▶ _What the task requires_
Any pictures in the records below must be left out when you repeat the lines from the line containing "Generate a Python" through the line containing "texto = '#595959'" exactly.
== == ==
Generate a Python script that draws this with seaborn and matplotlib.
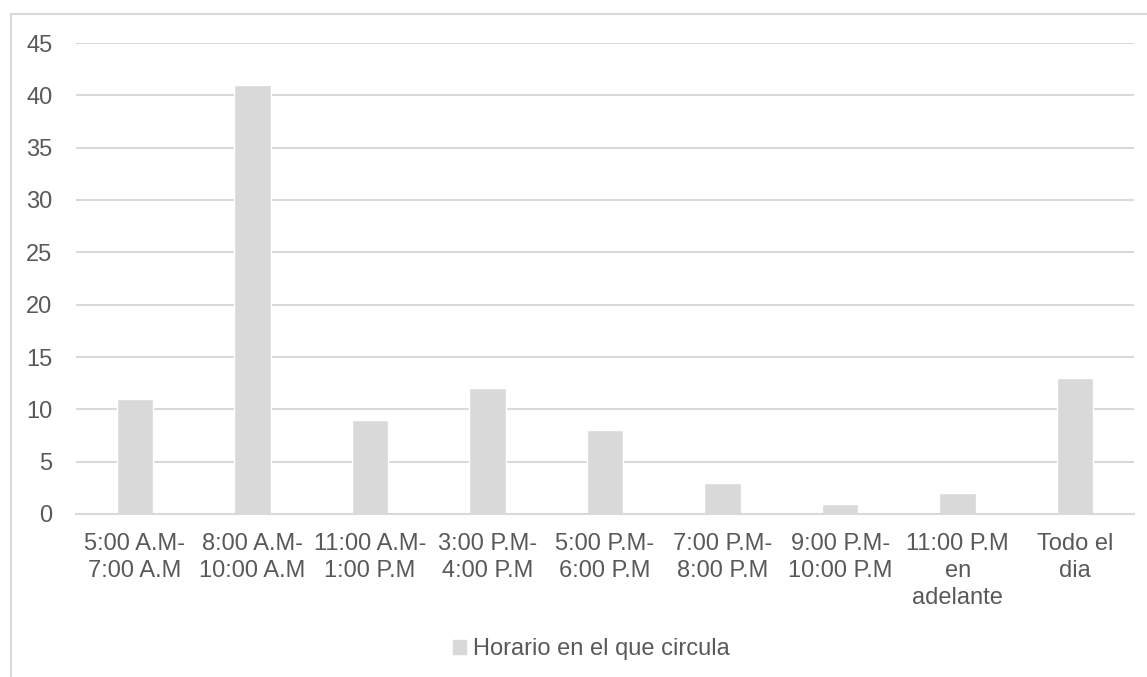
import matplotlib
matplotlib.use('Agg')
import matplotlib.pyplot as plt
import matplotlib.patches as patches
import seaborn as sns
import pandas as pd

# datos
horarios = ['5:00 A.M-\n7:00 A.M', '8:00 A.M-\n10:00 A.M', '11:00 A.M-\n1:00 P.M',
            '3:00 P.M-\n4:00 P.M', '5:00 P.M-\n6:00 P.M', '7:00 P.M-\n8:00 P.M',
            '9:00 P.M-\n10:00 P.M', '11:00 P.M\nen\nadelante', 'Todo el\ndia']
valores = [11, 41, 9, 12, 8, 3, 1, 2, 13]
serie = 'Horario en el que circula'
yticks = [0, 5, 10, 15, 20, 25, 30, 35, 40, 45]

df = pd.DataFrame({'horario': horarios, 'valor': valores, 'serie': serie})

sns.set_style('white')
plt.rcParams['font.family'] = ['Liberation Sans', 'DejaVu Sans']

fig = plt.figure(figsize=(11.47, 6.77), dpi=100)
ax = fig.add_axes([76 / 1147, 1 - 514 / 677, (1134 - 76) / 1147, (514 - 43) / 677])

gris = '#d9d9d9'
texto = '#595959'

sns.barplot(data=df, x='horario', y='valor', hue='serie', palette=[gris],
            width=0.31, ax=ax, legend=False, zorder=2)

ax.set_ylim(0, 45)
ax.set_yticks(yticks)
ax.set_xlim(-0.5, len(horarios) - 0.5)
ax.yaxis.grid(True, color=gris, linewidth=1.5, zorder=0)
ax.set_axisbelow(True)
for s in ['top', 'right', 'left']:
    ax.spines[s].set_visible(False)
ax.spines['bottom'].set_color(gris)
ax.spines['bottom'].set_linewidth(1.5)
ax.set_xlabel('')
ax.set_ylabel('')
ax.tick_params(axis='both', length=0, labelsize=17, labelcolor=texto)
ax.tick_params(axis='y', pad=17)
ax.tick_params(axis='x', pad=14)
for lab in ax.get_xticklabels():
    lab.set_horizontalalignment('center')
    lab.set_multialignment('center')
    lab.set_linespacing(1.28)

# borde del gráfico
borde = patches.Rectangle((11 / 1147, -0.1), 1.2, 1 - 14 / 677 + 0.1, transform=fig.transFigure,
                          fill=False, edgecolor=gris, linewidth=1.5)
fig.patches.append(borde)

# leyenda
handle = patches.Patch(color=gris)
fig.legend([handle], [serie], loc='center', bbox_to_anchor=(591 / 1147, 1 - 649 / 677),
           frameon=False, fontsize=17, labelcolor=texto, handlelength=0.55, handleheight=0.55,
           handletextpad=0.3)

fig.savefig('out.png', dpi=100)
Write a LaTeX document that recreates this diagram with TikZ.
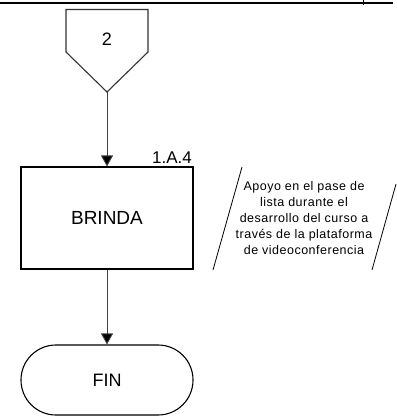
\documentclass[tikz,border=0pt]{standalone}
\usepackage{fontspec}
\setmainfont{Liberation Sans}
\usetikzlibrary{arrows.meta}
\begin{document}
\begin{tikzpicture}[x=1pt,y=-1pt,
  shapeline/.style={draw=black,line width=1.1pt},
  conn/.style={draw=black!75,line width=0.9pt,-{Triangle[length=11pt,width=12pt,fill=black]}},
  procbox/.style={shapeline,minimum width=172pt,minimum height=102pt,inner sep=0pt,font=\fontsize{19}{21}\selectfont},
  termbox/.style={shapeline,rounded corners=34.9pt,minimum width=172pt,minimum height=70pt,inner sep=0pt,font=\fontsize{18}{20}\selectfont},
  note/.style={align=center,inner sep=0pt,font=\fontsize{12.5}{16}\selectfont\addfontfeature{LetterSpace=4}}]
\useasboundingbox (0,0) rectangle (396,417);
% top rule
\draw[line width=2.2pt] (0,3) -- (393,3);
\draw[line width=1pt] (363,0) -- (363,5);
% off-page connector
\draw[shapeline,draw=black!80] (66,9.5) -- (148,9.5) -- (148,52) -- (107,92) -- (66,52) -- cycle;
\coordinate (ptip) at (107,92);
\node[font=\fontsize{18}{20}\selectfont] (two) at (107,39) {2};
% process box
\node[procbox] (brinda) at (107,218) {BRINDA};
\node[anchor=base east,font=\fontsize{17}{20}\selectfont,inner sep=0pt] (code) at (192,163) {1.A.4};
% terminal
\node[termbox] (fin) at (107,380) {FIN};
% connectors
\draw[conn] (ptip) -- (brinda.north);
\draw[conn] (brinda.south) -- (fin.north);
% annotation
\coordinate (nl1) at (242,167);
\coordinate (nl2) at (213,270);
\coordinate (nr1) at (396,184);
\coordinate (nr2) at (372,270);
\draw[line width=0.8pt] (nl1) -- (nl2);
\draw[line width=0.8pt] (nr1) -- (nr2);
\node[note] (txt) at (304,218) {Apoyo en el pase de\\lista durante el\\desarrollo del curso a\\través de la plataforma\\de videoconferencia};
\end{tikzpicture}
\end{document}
== == ==
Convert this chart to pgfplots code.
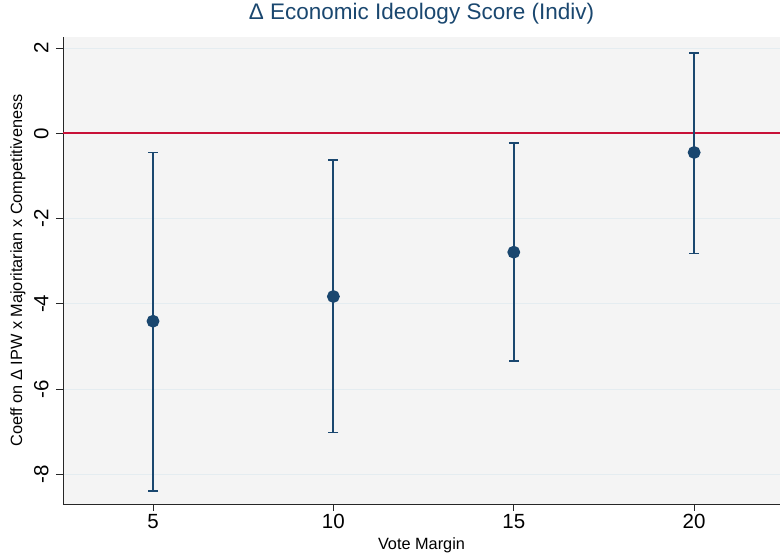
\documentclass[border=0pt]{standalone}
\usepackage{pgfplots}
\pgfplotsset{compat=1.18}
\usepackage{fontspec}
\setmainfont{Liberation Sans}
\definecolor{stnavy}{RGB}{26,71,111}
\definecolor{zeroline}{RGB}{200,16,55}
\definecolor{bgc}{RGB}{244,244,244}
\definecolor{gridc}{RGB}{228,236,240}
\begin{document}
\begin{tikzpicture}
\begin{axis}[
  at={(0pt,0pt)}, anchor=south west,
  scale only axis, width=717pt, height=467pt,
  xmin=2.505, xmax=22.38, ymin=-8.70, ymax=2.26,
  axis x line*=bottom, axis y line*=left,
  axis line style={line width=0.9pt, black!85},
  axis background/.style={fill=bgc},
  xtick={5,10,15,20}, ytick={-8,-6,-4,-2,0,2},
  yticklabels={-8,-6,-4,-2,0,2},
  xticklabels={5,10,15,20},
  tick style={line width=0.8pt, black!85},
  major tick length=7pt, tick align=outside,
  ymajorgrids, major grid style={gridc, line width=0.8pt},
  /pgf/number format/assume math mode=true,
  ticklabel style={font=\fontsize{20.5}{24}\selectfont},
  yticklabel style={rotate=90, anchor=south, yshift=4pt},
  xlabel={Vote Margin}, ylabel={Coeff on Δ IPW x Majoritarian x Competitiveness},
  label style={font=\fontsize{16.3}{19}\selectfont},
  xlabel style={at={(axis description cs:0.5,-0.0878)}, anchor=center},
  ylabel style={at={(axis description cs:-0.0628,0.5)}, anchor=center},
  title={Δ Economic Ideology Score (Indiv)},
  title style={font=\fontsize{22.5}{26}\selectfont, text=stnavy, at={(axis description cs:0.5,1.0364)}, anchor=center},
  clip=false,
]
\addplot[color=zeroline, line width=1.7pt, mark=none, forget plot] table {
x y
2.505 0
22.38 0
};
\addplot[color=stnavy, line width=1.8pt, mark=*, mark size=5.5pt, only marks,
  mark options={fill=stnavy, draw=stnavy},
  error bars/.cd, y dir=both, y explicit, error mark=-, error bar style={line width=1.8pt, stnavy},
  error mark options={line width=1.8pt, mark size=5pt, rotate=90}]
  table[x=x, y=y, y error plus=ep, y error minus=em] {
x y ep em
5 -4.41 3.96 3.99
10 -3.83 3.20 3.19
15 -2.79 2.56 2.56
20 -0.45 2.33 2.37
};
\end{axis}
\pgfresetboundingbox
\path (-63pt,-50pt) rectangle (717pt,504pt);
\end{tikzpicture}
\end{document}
== == ==
▶ _Answer to this problem_
Generate a Python script that draws this with seaborn and matplotlib.
import matplotlib
matplotlib.use('Agg')
import matplotlib.pyplot as plt
import matplotlib.patches as patches
import seaborn as sns
import pandas as pd

# datos
horarios = ['5:00 A.M-\n7:00 A.M', '8:00 A.M-\n10:00 A.M', '11:00 A.M-\n1:00 P.M',
            '3:00 P.M-\n4:00 P.M', '5:00 P.M-\n6:00 P.M', '7:00 P.M-\n8:00 P.M',
            '9:00 P.M-\n10:00 P.M', '11:00 P.M\nen\nadelante', 'Todo el\ndia']
valores = [11, 41, 9, 12, 8, 3, 1, 2, 13]
serie = 'Horario en el que circula'
yticks = [0, 5, 10, 15, 20, 25, 30, 35, 40, 45]

df = pd.DataFrame({'horario': horarios, 'valor': valores, 'serie': serie})

sns.set_style('white')
plt.rcParams['font.family'] = ['Liberation Sans', 'DejaVu Sans']

fig = plt.figure(figsize=(11.47, 6.77), dpi=100)
ax = fig.add_axes([76 / 1147, 1 - 514 / 677, (1134 - 76) / 1147, (514 - 43) / 677])

gris = '#d9d9d9'
texto = '#595959'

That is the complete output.